Japan’s biggest slum is visible just blocks from bustling restaurants and shops in Osaka, the country’s second-largest city, but it cannot be found on official maps.
Nor did it appear in the recent Osaka Asian Film Festival, after the director of a new movie that is set in the area pulled it, accusing city organizers of censorship.
Osaka officials asked Shingo Ota to remove scenes and lingo that identify the slum, on the grounds that it was insensitive to residents.
“To me, what they were asking was a cover-up attempt to make this place nonexistent,” he said in a recent interview.
This place is Kamagasaki, home to day laborers, the jobless and homeless, where one in three are on welfare. About 25,000 people live in this compact area, mostly single men who stay in free shelters or dozens of cheap dorms that charge as little as ¥800 (US$8) a night.
The day starts early at the center for welfare and employment, where hundreds of people line up for manual labor work, mostly with subcontractors of Japan’s construction giants. Those not picked stroll the back streets aimlessly, line up for free meals or resort to cheap alcohol. In the evening, the homeless line up at the center to get tickets for the shelters.
“I’m jobless, for months,” said one 52-year-old resident who came to Kamagasaki after losing his home in the 1995 Kobe earthquake. He gambled away his monthly welfare money of ¥70,000.
“Now I’m doomed,” he said.
Ota’s movie, Fragile, tells the story of a TV assistant director who takes off from his job one day after conflicts with his girlfriend and his colleague. He heads to Kamagasaki to make a film about a teenage boy and whether success and wealth are necessary for happiness. However, he quickly falls into trouble, and his plan unravels.
The full-length feature shows recognizable landmarks of the slum, such as a park known for both squatters and illegal dumping of garbage, and the center where men line up for jobs. It also shows the protagonist receiving an amphetamine injection from a drug dealer operating in the slum. Ota says Osaka officials wanted those scenes and others deleted, as well as the slang words doya (cheap accommodations) and shabu (stimulants).
Osaka official Kazumitsu Oue said the film festival organizers wanted to protect the area and its people from exposure to prejudice.
“We felt that the film lacked consideration to the area and its people,” he said.
The city provided a ¥600,000 grant for the director on condition that it premieres at the Osaka film festival. Ota says he has offered to return the grant, but the city wanted him to keep it and not disclose details of the dispute to the media. The parties are examining the dispute, looking for a way to explain it to the public.

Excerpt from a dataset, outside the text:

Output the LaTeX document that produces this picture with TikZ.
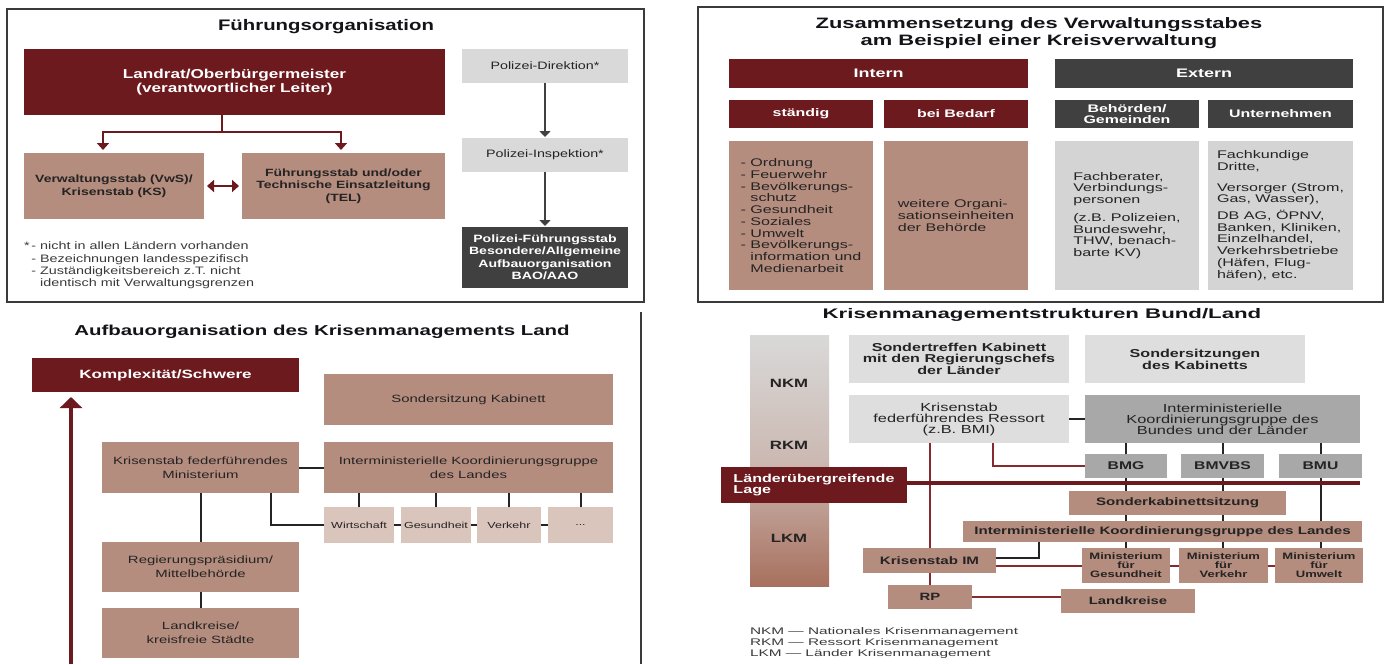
\documentclass[tikz,border=0pt]{standalone}
\usepackage{fontspec}
\setmainfont{Liberation Sans}
\newfontfamily\fA{Liberation Sans}[FakeStretch=1.33]
\newfontfamily\fB{Liberation Sans}[FakeStretch=1.45]
\newfontfamily\fC{Liberation Sans}[FakeStretch=1.42]
\newfontfamily\fD{Liberation Sans}[FakeStretch=1.4]
\newfontfamily\fDt{Liberation Sans}[FakeStretch=1.6]
\usetikzlibrary{arrows.meta}
\definecolor{dred}{HTML}{6C1A1E}
\definecolor{brn}{HTML}{B48D7E}
\definecolor{pnk}{HTML}{D9C5BB}
\definecolor{lgr}{HTML}{D9D9D9}
\definecolor{lgrB}{HTML}{D4D4D4}
\definecolor{lgrD}{HTML}{DEDEDE}
\definecolor{mgr}{HTML}{A8A8A8}
\definecolor{dgr}{HTML}{404040}
\definecolor{txt}{HTML}{252323}
\definecolor{ttlc}{HTML}{141418}
\definecolor{frm}{HTML}{3A3A3A}
\definecolor{rline}{HTML}{852A2F}
\definecolor{ftc}{HTML}{3A3A3A}
\definecolor{gDa}{HTML}{D9D9D9}
\definecolor{gDb}{HTML}{CBB9B2}
\definecolor{gDc}{HTML}{A8705E}
\newcommand\fz[2]{\fontsize{#1}{#2}\selectfont}
\begin{document}
\begin{tikzpicture}[x=1pt,y=-1pt,
  bx/.style={draw=none,inner sep=0pt,outer sep=0pt,align=center,text=txt},
  sz/.style 2 args={minimum width=#1pt,minimum height=#2pt},
  ttl/.style={bx,text=ttlc},
  redbox/.style={bx,fill=dred,text=white},
  brbox/.style={bx,fill=brn},
  pkbox/.style={bx,fill=pnk},
  lgbox/.style={bx,fill=lgr},
  lgboxB/.style={bx,fill=lgrB},
  lgboxD/.style={bx,fill=lgrD},
  mgbox/.style={bx,fill=mgr},
  dgbox/.style={bx,fill=dgr,text=white},
  framestyle/.style={draw=frm,line width=1.6pt},
  lnA/.style={draw=dred,line width=2.2pt},
  arA/.style={lnA,-{Triangle[width=12pt,length=7pt]},shorten >=3pt},
  arAA/.style={lnA,{Triangle[width=12pt,length=7pt]}-{Triangle[width=12pt,length=7pt]},shorten >=3pt,shorten <=3pt},
  arG/.style={draw=dgr,line width=1.9pt,-{Triangle[width=11pt,length=6pt]},shorten >=1pt},
  lnC/.style={draw=txt,line width=2pt},
  arrC/.style={draw=dred,line width=3.5pt,-{Triangle[width=22pt,length=11pt]},shorten >=5pt},
  dkl/.style={draw=txt,line width=2pt},
  rl/.style={draw=rline,line width=2pt},
  thr/.style={draw=dred,line width=3.8pt}
]
\useasboundingbox (0,0) rectangle (1386,664);
\fill[white] (0,0) rectangle (1386,664);

% ---------------- Panel A ----------------
\draw[framestyle] (7,9) rectangle (644,302);
\node[ttl,font=\fA\bfseries\fz{15.3}{18}] (tA) at (326,27) {Führungsorganisation};
\node[redbox,sz={421}{66},font=\fA\bfseries\fz{12.9}{13.5}] (landrat) at (234.5,82) {Landrat/Oberbürgermeister\\(verantwortlicher Leiter)};
\node[brbox,sz={180}{66},font=\fA\bfseries\fz{10.5}{12.7}] (vws) at (114,186) {Verwaltungsstab (VwS)/\\Krisenstab (KS)};
\node[brbox,sz={203}{66},font=\fA\bfseries\fz{10.5}{12.7}] (fst) at (343.5,186) {Führungsstab und/oder\\Technische Einsatzleitung\\(TEL)};
\coordinate (jA) at (222,132);
\draw[lnA] ([xshift=-12.5pt]landrat.south) -- (jA);
\draw[arA] (jA) -| ([xshift=-11pt]vws.north);
\draw[arA] (jA) -| ([xshift=-2.5pt]fst.north);
\draw[arAA] (vws) -- (fst);
\node[bx,anchor=north west,align=left,text=ftc,font=\fA\fz{10.8}{12.3}] (fnA) at (24,242) {*\,- nicht in allen Ländern vorhanden\\\hphantom{*\,}- Bezeichnungen landesspezifisch\\\hphantom{*\,}- Zuständigkeitsbereich z.T. nicht\\\hphantom{*\,- }identisch mit Verwaltungsgrenzen};
\node[lgbox,sz={166}{34},font=\fA\fz{10.75}{13}] (polD) at (545,66) {Polizei-Direktion*};
\node[lgbox,sz={166}{34},font=\fA\fz{10.75}{13}] (polI) at (545,155) {Polizei-Inspektion*};
\node[dgbox,sz={166}{61},font=\fA\bfseries\fz{10.6}{12.5}] (polF) at (545,257.5) {Polizei-Führungsstab\\Besondere/Allgemeine\\Aufbauorganisation\\BAO/AAO};
\draw[arG] (polD) -- (polI);
\draw[arG] (polI) -- (polF);

% ---------------- Panel B ----------------
\draw[framestyle] (698,7) rectangle (1383,302);
\node[ttl,font=\fB\bfseries\fz{15.1}{16.5}] (tB) at (1039,33) {Zusammensetzung des Verwaltungsstabes\\am Beispiel einer Kreisverwaltung};
\node[redbox,sz={299}{29},font=\fB\bfseries\fz{12.4}{13}] (intern) at (878.5,73.5) {Intern};
\node[dgbox,sz={298}{29},font=\fB\bfseries\fz{12.4}{13}] (extern) at (1204,73.5) {Extern};
\node[redbox,sz={144}{28},font=\fB\bfseries\fz{11}{11.5}] (staendig) at (801,114) {ständig};
\node[redbox,sz={144}{28},font=\fB\bfseries\fz{11}{11.5}] (bedarf) at (956,114) {bei Bedarf};
\node[dgbox,sz={144}{28},font=\fB\bfseries\fz{11}{11.5}] (behoerden) at (1127,114) {Behörden/\\Gemeinden};
\node[dgbox,sz={145}{28},font=\fB\bfseries\fz{11}{11.5}] (untern) at (1280.5,114) {Unternehmen};
\node[brbox,sz={144}{149},align=left,font=\fB\fz{11.1}{11.7}] (l1) at (801,215.5) {- Ordnung\\- Feuerwehr\\- Bevölkerungs-\\\hphantom{- }schutz\\- Gesundheit\\- Soziales\\- Umwelt\\- Bevölkerungs-\\\hphantom{- }information und\\\hphantom{- }Medienarbeit};
\node[brbox,sz={144}{149},align=left,font=\fB\fz{11.1}{11.7}] (l2) at (956,215.5) {weitere Organi-\\sationseinheiten\\der Behörde};
\node[lgboxB,sz={144}{149},align=left,font=\fB\fz{11.1}{11.7}] (l3) at (1127,215.5) {Fachberater,\\Verbindungs-\\personen\\[6pt](z.B. Polizeien,\\Bundeswehr,\\THW, benach-\\barte KV)};
\node[lgboxB,sz={145}{149},align=left,font=\fB\fz{11.1}{11.7}] (l4) at (1280.5,215.5) {Fachkundige\\Dritte,\\[9pt]Versorger (Strom,\\Gas, Wasser),\\[5pt]DB AG, ÖPNV,\\Banken, Kliniken,\\Einzelhandel,\\Verkehrsbetriebe\\(Häfen, Flug-\\häfen), etc.};

% ---------------- Panel C ----------------
\draw[framestyle] (641,312) -- (641,664);
\node[ttl,font=\fC\bfseries\fz{14.4}{17}] (tC) at (322,332) {Aufbauorganisation des Krisenmanagements Land};
\node[redbox,sz={267}{34},font=\fC\bfseries\fz{12}{14}] (komplex) at (165.5,375) {Komplexität/Schwere};
\coordinate (arC) at (71,664);
\draw[arrC] (arC) -- (arC |- komplex.south);
\node[brbox,sz={197}{51},font=\fC\fz{10.5}{14}] (ksfm) at (200.5,467.5) {Krisenstab federführendes\\Ministerium};
\node[brbox,sz={197}{50},font=\fC\fz{10.5}{14}] (rpC) at (200.5,567) {Regierungspräsidium/\\Mittelbehörde};
\node[brbox,sz={197}{50},font=\fC\fz{10.5}{14}] (lkC) at (200.5,633) {Landkreise/\\kreisfreie Städte};
\node[brbox,sz={289}{51},font=\fC\fz{10.5}{14}] (skC) at (468.5,399.5) {Sondersitzung Kabinett};
\node[brbox,sz={289}{51},font=\fC\fz{10.5}{14}] (imkC) at (468.5,467.5) {Interministerielle Koordinierungsgruppe\\des Landes};
\node[pkbox,sz={70}{36},font=\fC\fz{8.8}{10}] (wirt) at (359,525) {Wirtschaft};
\node[pkbox,sz={70}{36},font=\fC\fz{8.8}{10}] (gesC) at (436,525) {Gesundheit};
\node[pkbox,sz={64}{36},font=\fC\fz{8.8}{10}] (verkC) at (509,525) {Verkehr};
\node[pkbox,sz={65}{36},font=\fC\fz{8.8}{10}] (dotsC) at (580.5,525) {...};
\draw[lnC] (ksfm.south) -- (rpC.north);
\draw[lnC] (rpC.south) -- (lkC.north);
\draw[lnC] (ksfm.east) -- (imkC.west);
\draw[lnC] ([xshift=70.5pt]ksfm.south) |- (wirt.west);
\draw[lnC] (wirt.east) -- (gesC.west);
\draw[lnC] (gesC.east) -- (verkC.west);
\draw[lnC] (verkC.east) -- (dotsC.west);
\foreach \n in {wirt,gesC,verkC,dotsC} \draw[lnC] (\n.north) -- (\n.north |- imkC.south);

% ---------------- Panel D ----------------
\node[ttl,font=\fDt\bfseries\fz{13.9}{16}] (tD) at (1042,315) {Krisenmanagementstrukturen Bund/Land};
\node[bx,sz={79}{251},top color=gDa,bottom color=gDc,middle color=gDb] (col) at (789.5,460.5) {};
\node[bx,font=\fD\bfseries\fz{12}{12}] (nkm) at (789,383) {NKM};
\node[bx,font=\fD\bfseries\fz{12}{12}] (rkm) at (789,445) {RKM};
\node[bx,font=\fD\bfseries\fz{12}{12}] (lkm) at (789,538) {LKM};
\node[lgboxD,sz={220}{48},font=\fD\bfseries\fz{11.5}{10.7}] (stk) at (959,359) {Sondertreffen Kabinett\\mit den Regierungschefs\\der Länder};
\node[lgboxD,sz={220}{48},font=\fD\bfseries\fz{11.5}{10.7}] (ssk) at (1195,359) {Sondersitzungen\\des Kabinetts};
\node[lgboxD,sz={220}{48},font=\fD\fz{11.7}{11}] (ksr) at (959,419) {Krisenstab\\federführendes Ressort\\(z.B. BMI)};
\node[mgbox,sz={275}{48},font=\fD\fz{11.7}{11}] (imkB) at (1222.5,419) {Interministerielle\\Koordinierungsgruppe des\\Bundes und der Länder};
\node[mgbox,sz={82}{24},font=\fD\bfseries\fz{11.2}{11}] (bmg) at (1126,466) {BMG};
\node[mgbox,sz={83}{24},font=\fD\bfseries\fz{11.2}{11}] (bmvbs) at (1222.5,466) {BMVBS};
\node[mgbox,sz={83}{24},font=\fD\bfseries\fz{11.2}{11}] (bmu) at (1320.5,466) {BMU};
\node[brbox,sz={217}{24},font=\fD\bfseries\fz{10.8}{10}] (skab) at (1177.5,503) {Sonderkabinettsitzung};
\node[brbox,sz={399}{21},font=\fD\bfseries\fz{10.8}{10}] (imkL) at (1162.5,531.5) {Interministerielle Koordinierungsgruppe des Landes};
\node[brbox,sz={133}{25},font=\fD\bfseries\fz{10.8}{10}] (ksim) at (929.5,560.5) {Krisenstab IM};
\node[brbox,sz={88}{35},font=\fD\bfseries\fz{9.3}{9}] (minG) at (1126,565.5) {Ministerium\\für\\Gesundheit};
\node[brbox,sz={89}{35},font=\fD\bfseries\fz{9.3}{9}] (minV) at (1223.5,565.5) {Ministerium\\für\\Verkehr};
\node[brbox,sz={88}{35},font=\fD\bfseries\fz{9.3}{9}] (minU) at (1319,565.5) {Ministerium\\für\\Umwelt};
\node[brbox,sz={84}{24},font=\fD\bfseries\fz{10.6}{10}] (rpD) at (930,597) {RP};
\node[brbox,sz={134}{24},font=\fD\bfseries\fz{10.6}{10}] (lkD) at (1128,601) {Landkreise};
\node[bx,anchor=west,align=left,text=ftc,font=\fDt\fz{9.6}{11}] (leg) at (750,643) {NKM — Nationales Krisenmanagement\\RKM — Ressort Krisenmanagement\\LKM — Länder Krisenmanagement};
% connectors D
\draw[dkl] (ksr.east) -- (imkB.west);
\foreach \n in {bmg,bmvbs,bmu} \draw[dkl] (\n.north) -- (\n.north |- imkB.south);
\foreach \n/\m in {bmg/minG,bmvbs/minV} {
  \draw[dkl] (\n.south) -- (\n.south |- skab.north);
  \draw[dkl] (\n.south |- skab.south) -- (\n.south |- imkL.north);
  \draw[dkl] (\n.south |- imkL.south) -- (\n.south |- \m.north);
}
\draw[dkl] (bmu.south) -- (bmu.south |- imkL.north);
\draw[dkl] (bmu.south |- imkL.south) -- (bmu.south |- minU.north);
\draw[rl] ([xshift=34pt]ksr.south) |- (bmg.west);
\draw[rl] (ksim.north) -- (ksim.north |- ksr.south);
\draw[rl] (ksim.south) -- (ksim.south |- rpD.north);
\draw[dkl] ([xshift=-123.5pt]imkL.south) |- ([yshift=2.5pt]ksim.east);
\draw[rl] (minG.west) -- (minG.west -| ksim.east);
\draw[rl] (minG.east) -- (minV.west);
\draw[rl] (minV.east) -- (minU.west);
\draw[rl] (rpD.east) -- (rpD.east -| lkD.west);
\node[redbox,sz={186}{36},align=left,font=\fD\bfseries\fz{11.5}{11}] (lage) at (814,485) {Länderübergreifende\\Lage};
\coordinate (thE) at (1360,483);
\draw[thr] (lage.east |- thE) -- (thE);
\end{tikzpicture}
\end{document}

So far the film has been shown only at private screenings in Tokyo and Osaka. Ota, who directed two well-received documentaries previously, hopes to enter Fragile in the Cannes film festival competition.
During Japan’s economic boom in the 1960s and 1970s, Kamagasaki bustled with hundreds of thousands of young day laborers. However, the day-labor market shrank after Japan’s stock and real-estate bubble burst in 1990, and again during the more recent global financial crisis.
In recent years, there have been some improvements, thanks to job support, beautification and anti-crime plans, including one that aims to turn the neighborhood into a backpackers’ hangout like Bangkok’s Khaosan road.
Masanori Momiyama, 50, runs a tiny bar on the edge of the slum. He has seen its residents age since he moved here 16 years ago.
“They are the ones who helped to construct many buildings and roads in the 1960s. I think we should thank them,” he said.
He dismisses a common view that the area is dangerous and to be avoided.
“Even though people in this area are quite unique, we are all harmless, friendly people,” Momiyama said.